Aim. Transcribe the records below exactly, leaving out any pictures.

(Records excerpted from a collection)
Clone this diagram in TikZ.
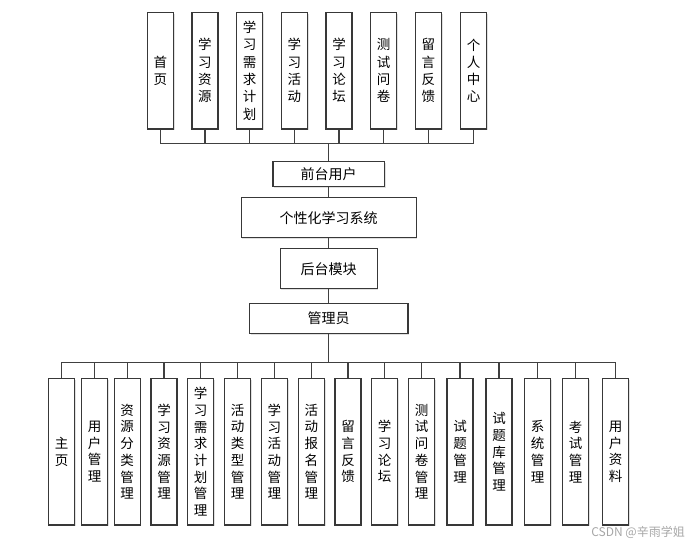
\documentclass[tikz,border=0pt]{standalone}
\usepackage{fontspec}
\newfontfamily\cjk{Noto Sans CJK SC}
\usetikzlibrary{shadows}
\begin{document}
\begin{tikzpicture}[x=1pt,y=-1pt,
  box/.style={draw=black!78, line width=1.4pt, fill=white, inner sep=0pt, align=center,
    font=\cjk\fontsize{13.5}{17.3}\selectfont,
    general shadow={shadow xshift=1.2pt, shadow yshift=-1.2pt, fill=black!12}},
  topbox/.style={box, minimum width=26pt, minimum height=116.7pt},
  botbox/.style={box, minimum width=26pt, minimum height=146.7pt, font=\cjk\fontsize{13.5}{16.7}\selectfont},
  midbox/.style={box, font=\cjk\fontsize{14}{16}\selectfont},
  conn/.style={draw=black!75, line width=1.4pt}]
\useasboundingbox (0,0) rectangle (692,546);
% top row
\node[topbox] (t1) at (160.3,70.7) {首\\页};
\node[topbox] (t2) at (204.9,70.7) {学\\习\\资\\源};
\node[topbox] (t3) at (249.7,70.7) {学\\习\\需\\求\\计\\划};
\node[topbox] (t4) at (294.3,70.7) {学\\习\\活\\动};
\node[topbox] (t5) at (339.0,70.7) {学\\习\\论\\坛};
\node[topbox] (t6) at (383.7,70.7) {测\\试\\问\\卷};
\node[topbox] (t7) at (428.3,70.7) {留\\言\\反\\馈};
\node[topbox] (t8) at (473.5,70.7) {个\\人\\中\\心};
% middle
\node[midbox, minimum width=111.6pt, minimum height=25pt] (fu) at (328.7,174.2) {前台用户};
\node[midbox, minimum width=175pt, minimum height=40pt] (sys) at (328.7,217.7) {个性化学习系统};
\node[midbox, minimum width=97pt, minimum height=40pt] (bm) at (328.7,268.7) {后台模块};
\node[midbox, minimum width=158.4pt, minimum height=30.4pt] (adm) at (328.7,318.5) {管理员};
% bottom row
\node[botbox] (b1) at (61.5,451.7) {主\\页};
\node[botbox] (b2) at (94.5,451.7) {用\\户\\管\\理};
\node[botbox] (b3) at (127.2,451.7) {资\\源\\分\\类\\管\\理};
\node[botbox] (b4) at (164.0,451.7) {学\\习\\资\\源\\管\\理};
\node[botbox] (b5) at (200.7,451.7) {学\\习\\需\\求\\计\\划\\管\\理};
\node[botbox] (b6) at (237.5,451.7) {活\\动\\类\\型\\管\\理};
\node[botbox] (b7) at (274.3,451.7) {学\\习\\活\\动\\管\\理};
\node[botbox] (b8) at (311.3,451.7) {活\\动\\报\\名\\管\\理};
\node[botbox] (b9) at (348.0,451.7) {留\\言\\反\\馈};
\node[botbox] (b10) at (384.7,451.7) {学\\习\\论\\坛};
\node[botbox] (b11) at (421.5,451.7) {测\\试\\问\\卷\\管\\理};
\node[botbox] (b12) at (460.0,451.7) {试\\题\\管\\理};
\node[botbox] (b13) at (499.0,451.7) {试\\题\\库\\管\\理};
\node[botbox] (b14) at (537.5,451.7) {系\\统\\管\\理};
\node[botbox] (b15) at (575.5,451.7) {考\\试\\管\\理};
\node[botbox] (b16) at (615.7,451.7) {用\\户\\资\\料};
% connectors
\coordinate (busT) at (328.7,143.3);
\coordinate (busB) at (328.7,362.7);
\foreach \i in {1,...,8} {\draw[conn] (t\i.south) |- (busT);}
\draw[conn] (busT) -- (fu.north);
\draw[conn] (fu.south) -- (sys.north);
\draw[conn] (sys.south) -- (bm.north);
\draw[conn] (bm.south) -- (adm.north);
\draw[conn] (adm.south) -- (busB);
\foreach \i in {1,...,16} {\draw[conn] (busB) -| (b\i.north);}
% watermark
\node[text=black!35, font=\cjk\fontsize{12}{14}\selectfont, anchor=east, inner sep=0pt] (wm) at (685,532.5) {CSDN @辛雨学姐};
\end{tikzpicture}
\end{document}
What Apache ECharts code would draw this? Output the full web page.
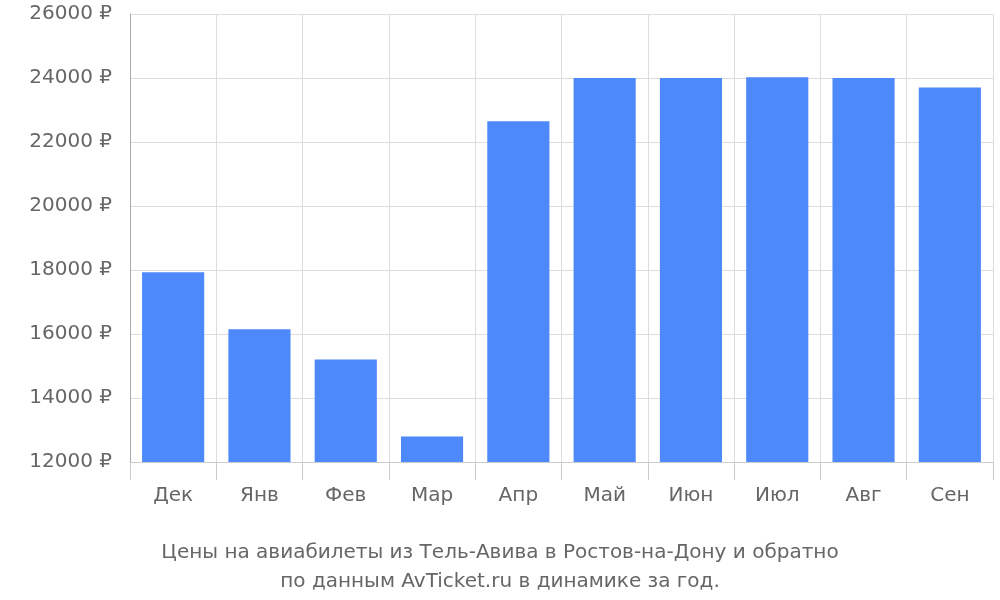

Complete response.
Clone this diagram in TikZ.
\documentclass[tikz,border=0pt]{standalone}
\usepackage{fontspec}
\newfontfamily\cjk{Noto Sans CJK SC}
\usetikzlibrary{shadows}
\begin{document}
\begin{tikzpicture}[x=1pt,y=-1pt,
  box/.style={draw=black!78, line width=1.4pt, fill=white, inner sep=0pt, align=center,
    font=\cjk\fontsize{13.5}{17.3}\selectfont,
    general shadow={shadow xshift=1.2pt, shadow yshift=-1.2pt, fill=black!12}},
  topbox/.style={box, minimum width=26pt, minimum height=116.7pt},
  botbox/.style={box, minimum width=26pt, minimum height=146.7pt, font=\cjk\fontsize{13.5}{16.7}\selectfont},
  midbox/.style={box, font=\cjk\fontsize{14}{16}\selectfont},
  conn/.style={draw=black!75, line width=1.4pt}]
\useasboundingbox (0,0) rectangle (692,546);
% top row
\node[topbox] (t1) at (160.3,70.7) {首\\页};
\node[topbox] (t2) at (204.9,70.7) {学\\习\\资\\源};
\node[topbox] (t3) at (249.7,70.7) {学\\习\\需\\求\\计\\划};
\node[topbox] (t4) at (294.3,70.7) {学\\习\\活\\动};
\node[topbox] (t5) at (339.0,70.7) {学\\习\\论\\坛};
\node[topbox] (t6) at (383.7,70.7) {测\\试\\问\\卷};
\node[topbox] (t7) at (428.3,70.7) {留\\言\\反\\馈};
\node[topbox] (t8) at (473.5,70.7) {个\\人\\中\\心};
% middle
\node[midbox, minimum width=111.6pt, minimum height=25pt] (fu) at (328.7,174.2) {前台用户};
\node[midbox, minimum width=175pt, minimum height=40pt] (sys) at (328.7,217.7) {个性化学习系统};
\node[midbox, minimum width=97pt, minimum height=40pt] (bm) at (328.7,268.7) {后台模块};
\node[midbox, minimum width=158.4pt, minimum height=30.4pt] (adm) at (328.7,318.5) {管理员};
% bottom row
\node[botbox] (b1) at (61.5,451.7) {主\\页};
\node[botbox] (b2) at (94.5,451.7) {用\\户\\管\\理};
\node[botbox] (b3) at (127.2,451.7) {资\\源\\分\\类\\管\\理};
\node[botbox] (b4) at (164.0,451.7) {学\\习\\资\\源\\管\\理};
\node[botbox] (b5) at (200.7,451.7) {学\\习\\需\\求\\计\\划\\管\\理};
\node[botbox] (b6) at (237.5,451.7) {活\\动\\类\\型\\管\\理};
\node[botbox] (b7) at (274.3,451.7) {学\\习\\活\\动\\管\\理};
\node[botbox] (b8) at (311.3,451.7) {活\\动\\报\\名\\管\\理};
\node[botbox] (b9) at (348.0,451.7) {留\\言\\反\\馈};
\node[botbox] (b10) at (384.7,451.7) {学\\习\\论\\坛};
\node[botbox] (b11) at (421.5,451.7) {测\\试\\问\\卷\\管\\理};
\node[botbox] (b12) at (460.0,451.7) {试\\题\\管\\理};
\node[botbox] (b13) at (499.0,451.7) {试\\题\\库\\管\\理};
\node[botbox] (b14) at (537.5,451.7) {系\\统\\管\\理};
\node[botbox] (b15) at (575.5,451.7) {考\\试\\管\\理};
\node[botbox] (b16) at (615.7,451.7) {用\\户\\资\\料};
% connectors
\coordinate (busT) at (328.7,143.3);
\coordinate (busB) at (328.7,362.7);
\foreach \i in {1,...,8} {\draw[conn] (t\i.south) |- (busT);}
\draw[conn] (busT) -- (fu.north);
\draw[conn] (fu.south) -- (sys.north);
\draw[conn] (sys.south) -- (bm.north);
\draw[conn] (bm.south) -- (adm.north);
\draw[conn] (adm.south) -- (busB);
\foreach \i in {1,...,16} {\draw[conn] (busB) -| (b\i.north);}
% watermark
\node[text=black!35, font=\cjk\fontsize{12}{14}\selectfont, anchor=east, inner sep=0pt] (wm) at (685,532.5) {CSDN @辛雨学姐};
\end{tikzpicture}
\end{document}
What Apache ECharts code would draw this? Output the full web page.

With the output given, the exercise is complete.